Quando non c’erano i videogame: la storia del gioco siciliano dello “sciancateddu”
Si tratta di un passatempo che negli ultimi decenni ha forse perso vigore, sostituito da altri tipi di hobby fra i più piccoli, ma che per chi l’abbia provato almeno una volta rimane un ricordo d’infanzia indelebile. Scopriamone le origini, l’etimo e le regole
Molto prima dei millennials e dei videogame analogici e digitali, intere generazioni di ragazzini siciliani trascorrevano le giornate inventando passatempi di ogni sorta, dal lancio del tuppètturu, di cui vi abbiamo già parlato, al cosiddetto sciancatèddu. A onor del vero, si tratta di un gioco che arriva da lontano e che tuttora è conosciuto in tutto il mondo, dal Brasile alla Thailandia, dall’Australia al Mozambico. Eppure, nella Trinacria è stato fin da sempre accolto con un tale entusiasmo da essere tramandato di generazione in generazione non solo con allegria, ma anche con una grande ricchezza lessicale.

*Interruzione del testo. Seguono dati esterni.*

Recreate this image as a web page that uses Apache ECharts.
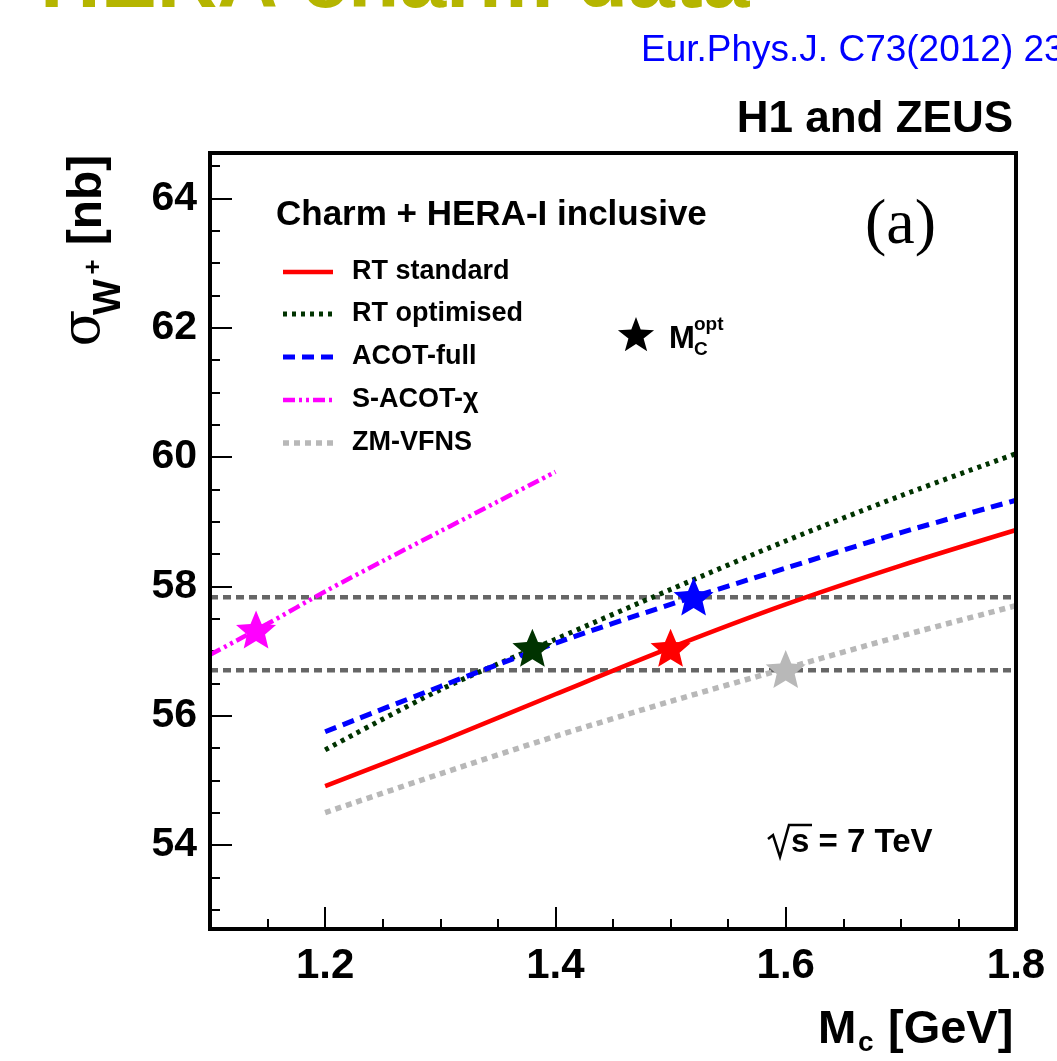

In base alle aree geografiche, infatti, lo sciancatèddu è conosciuto come ‘a tringa, ‘u pirùzzu, popò, la marèdda, ‘u tuòrnu, la quadrella, ‘u quatratu, ‘u campanaru, ‘a chiavuzza o ‘a pulcinedda, pur restando sempre e comunque l’equivalente italiano della campana. L’etimologia della variante sicula più comune deriva dall’aggettivo sciancàtu, cioè zoppo o storpio, proprio come chi si muove reggendosi su un solo piede e avendo quindi il baricentro fuori dall’anca. Oltre a ciò, sembra ci sia un legame con l’antico verbo greco skìzo, che non a caso significava rompere, lacerare.
Le regole sono un po’ ovunque le stesse: si disegna per terra un tracciato composto da 8-10 quadrati numerati, poi ciascun giocatore inizia a lanciare una pietruzza sul quadrato numero 1. Se ci riesce, può saltellare da un quadrato all’altro con un piede solo, senza toccare la casella in cui è poggiato il suo sasso e girando su sé stesso quando arriva alla fine, per poi completare il percorso anche a ritroso e prendere senza cadere il sassolino da terra quando si trova nel quadrato corrispondente. Una volta ultimato il giro, tira la pietruzza sul quadrato numero 2 e così via, finché non sbaglia o non vince. Fondamentale è non toccare mai i bordi, non cadere e appoggiare contemporaneamente i due piedi per terra solo nel caso di due caselle poste l’una vicina all’altra.
Un gioco che non appassiona più come un tempo, sostituito da altri tipi di hobby fra i più piccoli, ma per coloro che l’hanno provato almeno una volta rimane un ricordo d’infanzia indelebile.